**DATA BLOCK**
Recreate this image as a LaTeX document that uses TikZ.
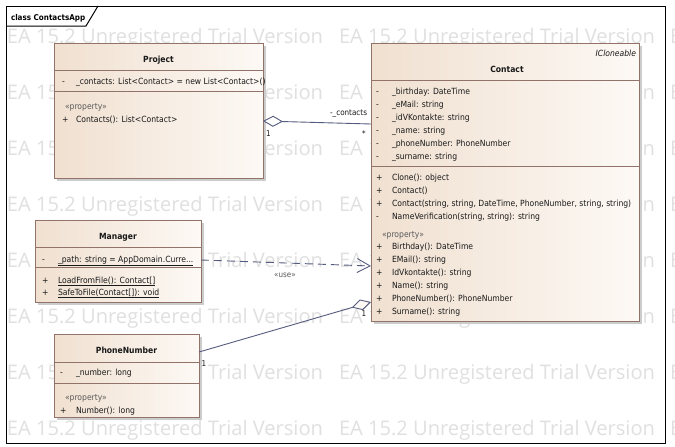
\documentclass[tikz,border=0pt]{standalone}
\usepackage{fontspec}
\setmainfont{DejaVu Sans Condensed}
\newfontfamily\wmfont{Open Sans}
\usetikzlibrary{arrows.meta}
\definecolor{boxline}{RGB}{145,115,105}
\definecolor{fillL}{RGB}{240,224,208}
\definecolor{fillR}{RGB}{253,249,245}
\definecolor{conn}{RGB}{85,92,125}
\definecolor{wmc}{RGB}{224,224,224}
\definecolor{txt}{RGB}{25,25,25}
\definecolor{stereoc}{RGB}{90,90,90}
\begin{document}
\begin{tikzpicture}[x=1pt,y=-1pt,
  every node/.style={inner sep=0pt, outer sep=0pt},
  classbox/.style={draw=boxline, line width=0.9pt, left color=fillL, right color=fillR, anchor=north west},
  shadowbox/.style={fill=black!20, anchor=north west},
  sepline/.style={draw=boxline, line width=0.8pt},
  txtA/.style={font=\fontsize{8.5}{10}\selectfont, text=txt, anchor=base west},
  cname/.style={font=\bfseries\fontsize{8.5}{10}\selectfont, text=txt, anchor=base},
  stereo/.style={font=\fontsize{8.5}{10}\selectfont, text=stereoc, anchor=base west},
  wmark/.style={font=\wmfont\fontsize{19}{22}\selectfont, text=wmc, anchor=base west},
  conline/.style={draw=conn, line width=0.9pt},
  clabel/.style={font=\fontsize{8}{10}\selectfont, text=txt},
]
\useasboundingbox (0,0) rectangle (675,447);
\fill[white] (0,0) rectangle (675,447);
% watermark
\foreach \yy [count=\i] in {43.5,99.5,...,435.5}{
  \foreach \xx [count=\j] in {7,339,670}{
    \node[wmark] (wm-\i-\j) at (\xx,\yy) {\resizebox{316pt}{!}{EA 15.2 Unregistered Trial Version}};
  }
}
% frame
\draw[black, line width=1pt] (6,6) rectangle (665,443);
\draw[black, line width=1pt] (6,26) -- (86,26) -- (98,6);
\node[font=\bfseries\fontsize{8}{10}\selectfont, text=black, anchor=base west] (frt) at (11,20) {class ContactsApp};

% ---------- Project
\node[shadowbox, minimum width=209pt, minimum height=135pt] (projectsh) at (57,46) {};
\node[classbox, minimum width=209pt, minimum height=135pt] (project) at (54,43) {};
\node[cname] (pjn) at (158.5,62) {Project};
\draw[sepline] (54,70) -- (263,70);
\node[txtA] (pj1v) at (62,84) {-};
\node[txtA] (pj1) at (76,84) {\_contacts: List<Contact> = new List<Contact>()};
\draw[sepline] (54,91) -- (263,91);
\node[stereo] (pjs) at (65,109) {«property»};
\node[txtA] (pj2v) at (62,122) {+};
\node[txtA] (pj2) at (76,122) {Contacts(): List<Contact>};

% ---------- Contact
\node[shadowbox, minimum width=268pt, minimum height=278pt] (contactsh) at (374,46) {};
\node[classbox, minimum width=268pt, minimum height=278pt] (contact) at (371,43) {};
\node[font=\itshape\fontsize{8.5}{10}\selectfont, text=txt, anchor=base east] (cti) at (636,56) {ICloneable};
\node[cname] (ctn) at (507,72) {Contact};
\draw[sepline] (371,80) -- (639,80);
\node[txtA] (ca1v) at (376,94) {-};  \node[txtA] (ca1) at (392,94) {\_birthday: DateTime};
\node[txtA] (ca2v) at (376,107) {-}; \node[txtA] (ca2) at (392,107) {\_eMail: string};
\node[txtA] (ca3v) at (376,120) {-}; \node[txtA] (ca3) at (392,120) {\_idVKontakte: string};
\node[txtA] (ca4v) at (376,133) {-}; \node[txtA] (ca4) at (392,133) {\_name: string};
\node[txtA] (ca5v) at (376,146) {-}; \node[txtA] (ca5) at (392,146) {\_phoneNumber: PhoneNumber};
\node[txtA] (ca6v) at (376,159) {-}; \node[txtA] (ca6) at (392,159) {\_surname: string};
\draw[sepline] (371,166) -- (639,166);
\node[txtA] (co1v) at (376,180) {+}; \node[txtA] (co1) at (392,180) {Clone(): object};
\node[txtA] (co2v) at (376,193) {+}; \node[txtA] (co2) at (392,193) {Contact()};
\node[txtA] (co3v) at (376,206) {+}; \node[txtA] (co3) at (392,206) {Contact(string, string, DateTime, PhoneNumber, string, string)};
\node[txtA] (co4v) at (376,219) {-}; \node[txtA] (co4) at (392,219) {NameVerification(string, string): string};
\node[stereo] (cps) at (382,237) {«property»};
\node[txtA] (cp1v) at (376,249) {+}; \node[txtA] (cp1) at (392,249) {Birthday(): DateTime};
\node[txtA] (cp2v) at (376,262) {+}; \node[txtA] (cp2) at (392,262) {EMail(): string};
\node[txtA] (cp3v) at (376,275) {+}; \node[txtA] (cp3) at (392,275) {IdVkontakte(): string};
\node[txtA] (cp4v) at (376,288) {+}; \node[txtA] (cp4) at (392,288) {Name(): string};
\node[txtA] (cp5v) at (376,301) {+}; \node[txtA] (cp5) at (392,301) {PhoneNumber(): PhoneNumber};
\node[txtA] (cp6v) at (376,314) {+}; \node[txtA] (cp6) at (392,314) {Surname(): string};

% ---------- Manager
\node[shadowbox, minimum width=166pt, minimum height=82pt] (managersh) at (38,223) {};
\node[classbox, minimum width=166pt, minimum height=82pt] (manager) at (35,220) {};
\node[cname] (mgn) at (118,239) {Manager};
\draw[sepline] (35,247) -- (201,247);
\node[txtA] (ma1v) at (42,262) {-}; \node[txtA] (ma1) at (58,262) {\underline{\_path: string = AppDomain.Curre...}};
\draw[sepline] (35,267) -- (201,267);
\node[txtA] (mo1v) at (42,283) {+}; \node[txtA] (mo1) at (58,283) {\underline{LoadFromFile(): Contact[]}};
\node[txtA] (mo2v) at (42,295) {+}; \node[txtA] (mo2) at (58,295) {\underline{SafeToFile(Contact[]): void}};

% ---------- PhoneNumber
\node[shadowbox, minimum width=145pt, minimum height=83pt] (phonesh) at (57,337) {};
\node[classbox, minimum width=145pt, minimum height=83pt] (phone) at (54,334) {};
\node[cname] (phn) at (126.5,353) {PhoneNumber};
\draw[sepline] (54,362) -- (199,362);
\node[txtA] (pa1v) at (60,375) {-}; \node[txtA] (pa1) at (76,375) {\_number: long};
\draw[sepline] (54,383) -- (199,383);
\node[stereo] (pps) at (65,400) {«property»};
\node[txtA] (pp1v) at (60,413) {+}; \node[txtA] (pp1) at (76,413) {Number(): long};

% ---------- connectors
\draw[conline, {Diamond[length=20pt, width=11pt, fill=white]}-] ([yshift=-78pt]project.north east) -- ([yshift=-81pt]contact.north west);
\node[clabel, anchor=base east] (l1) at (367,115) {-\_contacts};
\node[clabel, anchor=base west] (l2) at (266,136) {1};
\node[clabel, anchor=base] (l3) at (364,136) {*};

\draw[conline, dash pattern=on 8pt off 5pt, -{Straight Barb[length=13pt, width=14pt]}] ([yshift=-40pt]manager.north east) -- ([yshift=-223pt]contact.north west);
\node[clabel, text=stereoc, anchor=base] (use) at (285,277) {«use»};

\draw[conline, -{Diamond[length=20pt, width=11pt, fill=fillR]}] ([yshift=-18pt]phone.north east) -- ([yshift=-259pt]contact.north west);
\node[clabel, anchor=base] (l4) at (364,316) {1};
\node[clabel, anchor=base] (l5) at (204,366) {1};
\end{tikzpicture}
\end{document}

**GOAL OF THE EXERCISE**
Omit the pictures and reproduce the listing exactly.

**TASK RESULT**
Recreate this image as a LaTeX document that uses TikZ.
\documentclass[tikz,border=0pt]{standalone}
\usepackage{fontspec}
\setmainfont{DejaVu Sans Condensed}
\newfontfamily\wmfont{Open Sans}
\usetikzlibrary{arrows.meta}
\definecolor{boxline}{RGB}{145,115,105}
\definecolor{fillL}{RGB}{240,224,208}
\definecolor{fillR}{RGB}{253,249,245}
\definecolor{conn}{RGB}{85,92,125}
\definecolor{wmc}{RGB}{224,224,224}
\definecolor{txt}{RGB}{25,25,25}
\definecolor{stereoc}{RGB}{90,90,90}
\begin{document}
\begin{tikzpicture}[x=1pt,y=-1pt,
  every node/.style={inner sep=0pt, outer sep=0pt},
  classbox/.style={draw=boxline, line width=0.9pt, left color=fillL, right color=fillR, anchor=north west},
  shadowbox/.style={fill=black!20, anchor=north west},
  sepline/.style={draw=boxline, line width=0.8pt},
  txtA/.style={font=\fontsize{8.5}{10}\selectfont, text=txt, anchor=base west},
  cname/.style={font=\bfseries\fontsize{8.5}{10}\selectfont, text=txt, anchor=base},
  stereo/.style={font=\fontsize{8.5}{10}\selectfont, text=stereoc, anchor=base west},
  wmark/.style={font=\wmfont\fontsize{19}{22}\selectfont, text=wmc, anchor=base west},
  conline/.style={draw=conn, line width=0.9pt},
  clabel/.style={font=\fontsize{8}{10}\selectfont, text=txt},
]
\useasboundingbox (0,0) rectangle (675,447);
\fill[white] (0,0) rectangle (675,447);
% watermark
\foreach \yy [count=\i] in {43.5,99.5,...,435.5}{
  \foreach \xx [count=\j] in {7,339,670}{
    \node[wmark] (wm-\i-\j) at (\xx,\yy) {\resizebox{316pt}{!}{EA 15.2 Unregistered Trial Version}};
  }
}
% frame
\draw[black, line width=1pt] (6,6) rectangle (665,443);
\draw[black, line width=1pt] (6,26) -- (86,26) -- (98,6);
\node[font=\bfseries\fontsize{8}{10}\selectfont, text=black, anchor=base west] (frt) at (11,20) {class ContactsApp};

% ---------- Project
\node[shadowbox, minimum width=209pt, minimum height=135pt] (projectsh) at (57,46) {};
\node[classbox, minimum width=209pt, minimum height=135pt] (project) at (54,43) {};
\node[cname] (pjn) at (158.5,62) {Project};
\draw[sepline] (54,70) -- (263,70);
\node[txtA] (pj1v) at (62,84) {-};
\node[txtA] (pj1) at (76,84) {\_contacts: List<Contact> = new List<Contact>()};
\draw[sepline] (54,91) -- (263,91);
\node[stereo] (pjs) at (65,109) {«property»};
\node[txtA] (pj2v) at (62,122) {+};
\node[txtA] (pj2) at (76,122) {Contacts(): List<Contact>};

% ---------- Contact
\node[shadowbox, minimum width=268pt, minimum height=278pt] (contactsh) at (374,46) {};
\node[classbox, minimum width=268pt, minimum height=278pt] (contact) at (371,43) {};
\node[font=\itshape\fontsize{8.5}{10}\selectfont, text=txt, anchor=base east] (cti) at (636,56) {ICloneable};
\node[cname] (ctn) at (507,72) {Contact};
\draw[sepline] (371,80) -- (639,80);
\node[txtA] (ca1v) at (376,94) {-};  \node[txtA] (ca1) at (392,94) {\_birthday: DateTime};
\node[txtA] (ca2v) at (376,107) {-}; \node[txtA] (ca2) at (392,107) {\_eMail: string};
\node[txtA] (ca3v) at (376,120) {-}; \node[txtA] (ca3) at (392,120) {\_idVKontakte: string};
\node[txtA] (ca4v) at (376,133) {-}; \node[txtA] (ca4) at (392,133) {\_name: string};
\node[txtA] (ca5v) at (376,146) {-}; \node[txtA] (ca5) at (392,146) {\_phoneNumber: PhoneNumber};
\node[txtA] (ca6v) at (376,159) {-}; \node[txtA] (ca6) at (392,159) {\_surname: string};
\draw[sepline] (371,166) -- (639,166);
\node[txtA] (co1v) at (376,180) {+}; \node[txtA] (co1) at (392,180) {Clone(): object};
\node[txtA] (co2v) at (376,193) {+}; \node[txtA] (co2) at (392,193) {Contact()};
\node[txtA] (co3v) at (376,206) {+}; \node[txtA] (co3) at (392,206) {Contact(string, string, DateTime, PhoneNumber, string, string)};
\node[txtA] (co4v) at (376,219) {-}; \node[txtA] (co4) at (392,219) {NameVerification(string, string): string};
\node[stereo] (cps) at (382,237) {«property»};
\node[txtA] (cp1v) at (376,249) {+}; \node[txtA] (cp1) at (392,249) {Birthday(): DateTime};
\node[txtA] (cp2v) at (376,262) {+}; \node[txtA] (cp2) at (392,262) {EMail(): string};
\node[txtA] (cp3v) at (376,275) {+}; \node[txtA] (cp3) at (392,275) {IdVkontakte(): string};
\node[txtA] (cp4v) at (376,288) {+}; \node[txtA] (cp4) at (392,288) {Name(): string};
\node[txtA] (cp5v) at (376,301) {+}; \node[txtA] (cp5) at (392,301) {PhoneNumber(): PhoneNumber};
\node[txtA] (cp6v) at (376,314) {+}; \node[txtA] (cp6) at (392,314) {Surname(): string};

% ---------- Manager
\node[shadowbox, minimum width=166pt, minimum height=82pt] (managersh) at (38,223) {};
\node[classbox, minimum width=166pt, minimum height=82pt] (manager) at (35,220) {};
\node[cname] (mgn) at (118,239) {Manager};
\draw[sepline] (35,247) -- (201,247);
\node[txtA] (ma1v) at (42,262) {-}; \node[txtA] (ma1) at (58,262) {\underline{\_path: string = AppDomain.Curre...}};
\draw[sepline] (35,267) -- (201,267);
\node[txtA] (mo1v) at (42,283) {+}; \node[txtA] (mo1) at (58,283) {\underline{LoadFromFile(): Contact[]}};
\node[txtA] (mo2v) at (42,295) {+}; \node[txtA] (mo2) at (58,295) {\underline{SafeToFile(Contact[]): void}};

% ---------- PhoneNumber
\node[shadowbox, minimum width=145pt, minimum height=83pt] (phonesh) at (57,337) {};
\node[classbox, minimum width=145pt, minimum height=83pt] (phone) at (54,334) {};
\node[cname] (phn) at (126.5,353) {PhoneNumber};
\draw[sepline] (54,362) -- (199,362);
\node[txtA] (pa1v) at (60,375) {-}; \node[txtA] (pa1) at (76,375) {\_number: long};
\draw[sepline] (54,383) -- (199,383);
\node[stereo] (pps) at (65,400) {«property»};
\node[txtA] (pp1v) at (60,413) {+}; \node[txtA] (pp1) at (76,413) {Number(): long};

% ---------- connectors
\draw[conline, {Diamond[length=20pt, width=11pt, fill=white]}-] ([yshift=-78pt]project.north east) -- ([yshift=-81pt]contact.north west);
\node[clabel, anchor=base east] (l1) at (367,115) {-\_contacts};
\node[clabel, anchor=base west] (l2) at (266,136) {1};
\node[clabel, anchor=base] (l3) at (364,136) {*};

\draw[conline, dash pattern=on 8pt off 5pt, -{Straight Barb[length=13pt, width=14pt]}] ([yshift=-40pt]manager.north east) -- ([yshift=-223pt]contact.north west);
\node[clabel, text=stereoc, anchor=base] (use) at (285,277) {«use»};

\draw[conline, -{Diamond[length=20pt, width=11pt, fill=fillR]}] ([yshift=-18pt]phone.north east) -- ([yshift=-259pt]contact.north west);
\node[clabel, anchor=base] (l4) at (364,316) {1};
\node[clabel, anchor=base] (l5) at (204,366) {1};
\end{tikzpicture}
\end{document}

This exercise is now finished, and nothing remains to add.